Cleansing Food, Cleansing People

Mark 7:24-37 gives us Mark’s version of Jesus and the Syrophoenician woman.

Mark 7:1-23 sets up this story by telling us that a dispute arose between Jesus and some Pharisees about ceremonial hand-washing. Jesus’ disciples, it seems, did not always ceremonially wash their hands as tradition dictated (Mark 7:1-4). Mark describes at considerable length how Jesus’ responded to the Pharisees’ accusatory questions regarding the matter (Mark 7:5).

The issue was ceremonial purity – that is, fitness to participate in the temple ritual and offer sacrifices to God, which was God’s chosen means of communion with him – not modern sanitary principles.

Some of the Pharisees extended the law’s concerns with temple purity to everyday life. If you should be ritually pure to worship in the temple, you should be equally pure before God every moment of every day. When you think it about it, that’s a pretty good principle. We should be the same holy people when we go to work and when we talk with our neighbors as we are when we go to church. The problem was that these Pharisees mistook their application of this principle with the law of God itself.

There are two issues here, Jesus said. First, Jesus accused his opponents of holding on to human traditions in this matter but abandoning the law of God in others (Mark 7:6-9).

Within Mark’s rhetorical scheme, the next section (Mark 7:10-13) simply serves an illustration of Jesus’ basic assertion. Some of the same opponents who criticized Jesus’ disciples for not washing their hands failed to obey the law’s requirement to care for their own parents. Their wealth was “dedicated” to God, so sorry Mom and Dad.

After giving this example of his opponents’ hypocrisy, Jesus returns to his main topic: why his disciples did not ceremonially wash before meals.

And he called the people to him again and said to them, “Hear me, all of you, and understand: There is nothing outside a person that by going into him can defile him, but the things that come out of a person are what defile him.” And when he had entered the house and left the people, his disciples asked him about the parable. And he said to them, “Then are you also without understanding? Do you not see that whatever goes into a person from outside cannot defile him, since it enters not his heart but his stomach, and is expelled?” (Thus he declared all foods clean.) And he said, “What comes out of a person is what defiles him. For from within, out of the heart of man, come evil thoughts, sexual immorality, theft, murder, adultery, coveting, wickedness, deceit, sensuality, envy, slander, pride, foolishness. All these evil things come from within, and they defile a person.” (Mark 7:14-23)

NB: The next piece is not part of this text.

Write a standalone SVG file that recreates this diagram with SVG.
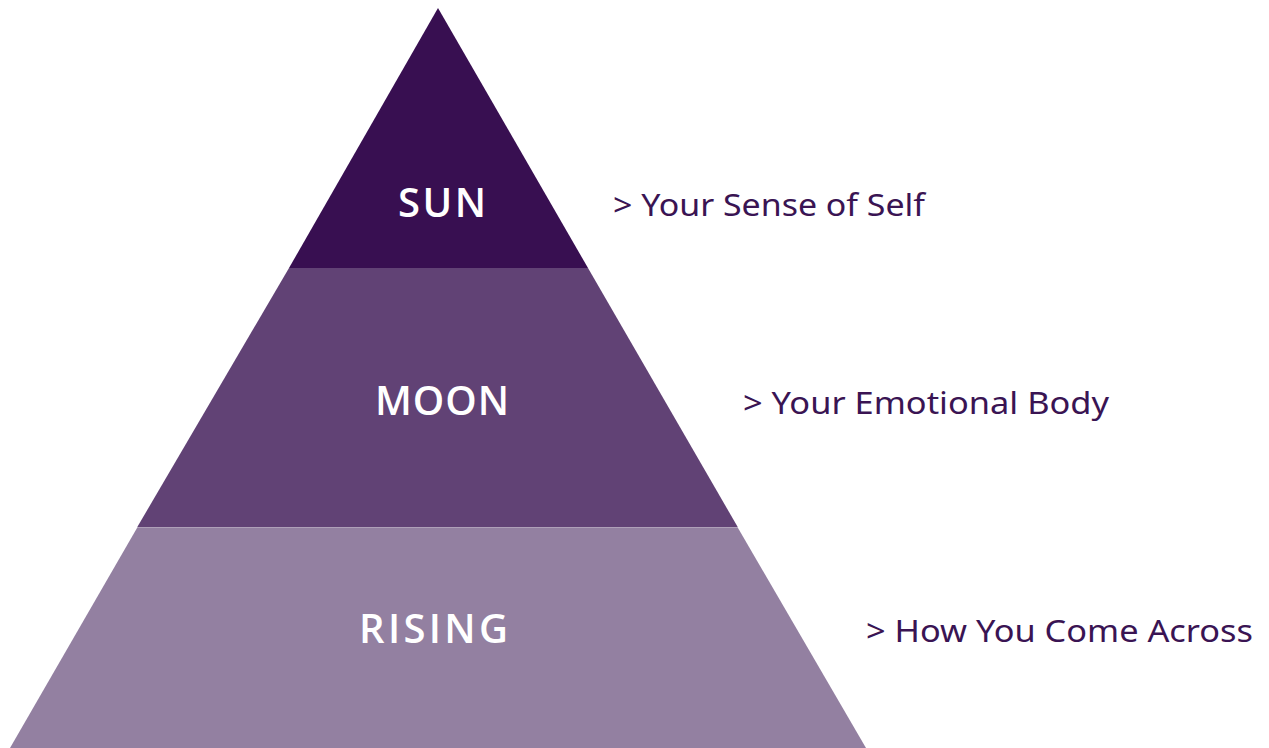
<svg xmlns="http://www.w3.org/2000/svg" width="1269" height="748" viewBox="0 0 1269 748">
<style>
.tier-label{font-family:"Open Sans","Noto Sans",sans-serif;font-weight:600;font-size:40px;fill:#ffffff}
.desc{font-family:"Noto Sans","Open Sans",sans-serif;font-weight:400;font-size:31px;fill:#3a1453}
</style>
<rect width="1269" height="748" fill="#ffffff"/>
<g id="rising">
<polygon points="137,528 738,528 866,748 10,748" fill="#9380a1"/>
<text class="tier-label" x="359" y="643" textLength="149" lengthAdjust="spacing">RISING</text>
<text class="desc" x="866" y="642" textLength="387" lengthAdjust="spacingAndGlyphs">&gt; How You Come Across</text>
</g>
<g id="moon">
<polygon points="289,268 588,268 738,527.5 137,527.5" fill="#614275"/>
<text class="tier-label" x="375" y="415" textLength="134" lengthAdjust="spacing">MOON</text>
<text class="desc" x="743" y="414" textLength="366" lengthAdjust="spacingAndGlyphs">&gt; Your Emotional Body</text>
</g>
<g id="sun">
<polygon points="438,8 588,268 289,268" fill="#380f51"/>
<text class="tier-label" x="398" y="217" textLength="88" lengthAdjust="spacing">SUN</text>
<text class="desc" x="613" y="216" textLength="312" lengthAdjust="spacingAndGlyphs">&gt; Your Sense of Self</text>
</g>
<g id="connectors"></g>
</svg>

So second, and more importantly, Jesus said that true cleanness and acceptability in God’s sight is not a matter of ritual purity but of heart purity. Everyday purity isn’t about washing your hands in a certain way, but about keeping your heart clean before God.

Immediately, then, Mark tells us the story of the Syrophoenician woman and her daughter who has an “unclean” spirit.

Having just spoken at length about how unwashed hands cannot defile you and how food – even Gentile food – cannot be unclean, will Jesus now treat this woman’s presence as defiling and her body as unclean, simply because she is a Gentile? Of course not!

Jesus does distinguish between those who belong to the household of God and those who do not, but he answers this woman according to her faith.

Rhetorically, the word “clean” links the two stories. In Mark 7:19, Mark tells us that Jesus declared all foods clean. Actually, there is no helping word like “declare.” Jesus spoke, Mark says, cleansing (present active participle of kathorizo) all kinds of food – including that stuff that only Gentiles ate. His word made them clean.

Then by casting out an “unclean” (akathartos) spirit from a little girl in the region of Tyre, Jesus implicitly made her ritually clean as well, even though she was a Gentile. Her momma, too, for that matter.

Just as Jesus’ word made Gentile food acceptable in God’s sight, so his actions made Gentile believers acceptable.